Is Louisiana’s Compensation Law Enough?
Monday, September 2, 2013 at 03:51AM
TheSpook

InnocenceProject

Louisiana is among the 27 states plus Washington, D.C. that has a compensation law for the wrongly convicted, but several Louisiana exonerees said it doesn’t make up for the injustice of being locked up and everything that comes with it, reported The Advocate.
 
Louisiana’s compensation statute provides $25,000 per year of wrongful incarceration with a cap of $250,000 plus up to $80,000 for loss of life opportunities for exonerees who have proved factual innocence.
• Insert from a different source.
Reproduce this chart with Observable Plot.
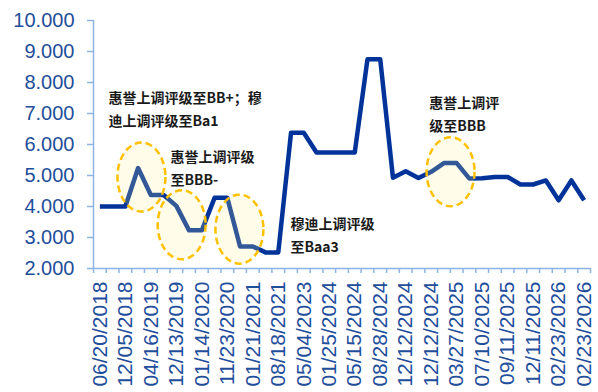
<!DOCTYPE html>
<html>
<head>
<meta charset="utf-8">
<script src="https://cdn.jsdelivr.net/npm/d3@7"></script>
<script src="https://cdn.jsdelivr.net/npm/@observablehq/plot@0.6"></script>
<style>
  html, body { margin: 0; padding: 0; background: #fff; }
</style>
</head>
<body>
<div id="chart"></div>
<script>
// Series values, one per observation date (categorical x axis)
const values = [
  4.00, 4.00, 4.00, 5.24, 4.37, 4.37, 4.02, 3.23, 3.23, 4.28,
  4.28, 2.71, 2.71, 2.52, 2.52, 6.38, 6.38, 5.74, 5.74, 5.74,
  5.74, 8.75, 8.75, 4.93, 5.14, 4.92, 5.12, 5.40, 5.40, 4.90,
  4.91, 4.95, 4.95, 4.71, 4.71, 4.84, 4.20, 4.84, 4.20
];

// Tick labels shown on every second category
const tickLabels = [
  "06/20/2018", "12/05/2018", "04/16/2019", "12/13/2019", "01/14/2020",
  "11/23/2020", "01/21/2021", "08/18/2021", "05/04/2023", "01/25/2024",
  "05/15/2024", "08/28/2024", "12/12/2024", "12/12/2024", "03/27/2025",
  "07/10/2025", "09/11/2025", "12/11/2025", "02/23/2026", "02/23/2026"
];

const yTicks = [2, 3, 4, 5, 6, 7, 8, 9, 10];

// Annotation texts (x = category index, y = value)
const noteText = [
  "惠誉上调评级至BB+；穆\n迪上调评级至Ba1",
  "惠誉上调评级\n至BBB-",
  "穆迪上调评级\n至Baa3",
  "惠誉上调评\n级至BBB"
];
const noteX = [0.67, 5.54, 14.95, 25.85];
const noteY = [7.21, 5.31, 3.13, 7.05];

// Highlight ellipses (x = category index, y = value)
const ellipseX = [3.26, 6.42, 10.95, 27.52];
const ellipseY = [4.95, 3.41, 3.27, 5.12];

const notes = noteText.map((t, i) => ({text: t, x: noteX[i], y: noteY[i]}));
const ellipses = ellipseX.map((x, i) => ({x, y: ellipseY[i]}));

// ellipse-shaped symbol for the highlight marks
const RX = 24, RY = 34.5, K = 0.5523;
const ellipseSymbol = {
  draw(context) {
    context.moveTo(RX, 0);
    context.bezierCurveTo(RX, K * RY, K * RX, RY, 0, RY);
    context.bezierCurveTo(-K * RX, RY, -RX, K * RY, -RX, 0);
    context.bezierCurveTo(-RX, -K * RY, -K * RX, -RY, 0, -RY);
    context.bezierCurveTo(K * RX, -RY, RX, -K * RY, RX, 0);
    context.closePath();
  }
};

const axisColor = "#8db3e2";
const labelColor = "#1f4e9b";
const n = values.length;

const chart = Plot.plot({
  width: 598,
  height: 392,
  marginLeft: 93,
  marginRight: 8,
  marginTop: 20,
  marginBottom: 124,
  style: {fontFamily: "'Liberation Sans', Arial, sans-serif", background: "#fff"},
  x: {type: "linear", domain: [-0.5, n - 0.5], label: null},
  y: {domain: [2, 10], label: null},
  marks: [
    Plot.ruleX([-0.5], {stroke: axisColor, strokeWidth: 1.5}),
    Plot.ruleY([2], {stroke: axisColor, strokeWidth: 1.5}),
    Plot.axisY({
      ticks: yTicks, tickFormat: d3.format(".3f"), tickSize: 6, tickPadding: 13,
      stroke: axisColor, strokeWidth: 1.5, fill: labelColor, fontSize: 20, label: null
    }),
    Plot.axisX({
      ticks: d3.range(-0.5, n, 1), tickFormat: () => "", tickSize: 5,
      stroke: axisColor, strokeWidth: 1.5, label: null
    }),
    Plot.axisX({
      ticks: d3.range(0, n, 2), tickFormat: (i) => tickLabels[Math.round(i / 2)],
      tickSize: 0, tickPadding: 13, tickRotate: -90, fill: labelColor, fontSize: 21, label: null
    }),
    Plot.line(values, {
      x: (d, i) => i, y: (d) => d,
      stroke: "#00339a", strokeWidth: 4.5, strokeLinejoin: "round", strokeLinecap: "butt"
    }),
    Plot.dot(ellipses, {
      x: "x", y: "y", symbol: ellipseSymbol, r: 20,
      fill: "#ffee90", fillOpacity: 0.2,
      stroke: "#ffc000", strokeWidth: 2.5, strokeDasharray: "7,4"
    }),
    Plot.text(notes, {
      x: "x", y: "y", text: "text",
      textAnchor: "start", lineAnchor: "middle", lineHeight: 1.65,
      fontSize: 14, fontWeight: "bold", fill: "#1a1a1a",
      fontFamily: "'Noto Sans CJK SC', sans-serif"
    })
  ]
});

document.getElementById("chart").appendChild(chart);
</script>
</body>
</html>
For John Thompson, who was wrongfully convicted of a 1985 murder and sent to death row, the money can’t give him back the 18 years he lost while behind bars.

 

“It was like hell. It was worse than hell,” said Thompson, now 50, of the 14 years he spent on Death Row. “If that is not cruel and unusual punishment, not only to you but to your whole family, then I don’t know what is.”

 

While facing his seventh execution date, a private investigator hired by his appellate attorneys discovered scientific evidence of Thompson’s innocence that had been concealed for 15 years by the New Orleans Parish District Attorney’s Office. When he released and exonerated in 2003, the state of Louisiana gave him $10 and a bus ticket. He sued the District Attorney’s Office. A jury awarded him $14 million, one for each year on death row. When Louisiana appealed, the case went to the U.S. Supreme Court. In 2011, Justice Clarence Thomas issued the majority 5-4 decision in Connick v. Thompson that the prosecutor’s office could not be held liable.

 

Thompson and other exonerees like Rickie Johnson, who served more than a decade in prison, are shortchanged by the law that only entitles them compensation for 10 years.

 

“I don’t think exonerees like myself that spent a quarter century in prison for a crime they didn’t commit should be scuffling as hard as we’re scuffling,” said Johnson, who learned leather work at Angola and opened a shop in Leesville after winning his freedom. “I’ve been out since 2008, and I still can’t afford to buy my home as every grown-up should have at my age.”

 

Rep. Herbert B. Dixon (D-Alexandria) plans to reintroduce a bill next legislative session that would double the current compensation rate. He would also like establish a court cost dedicated to fund the state’s Innocence Compensation Fund.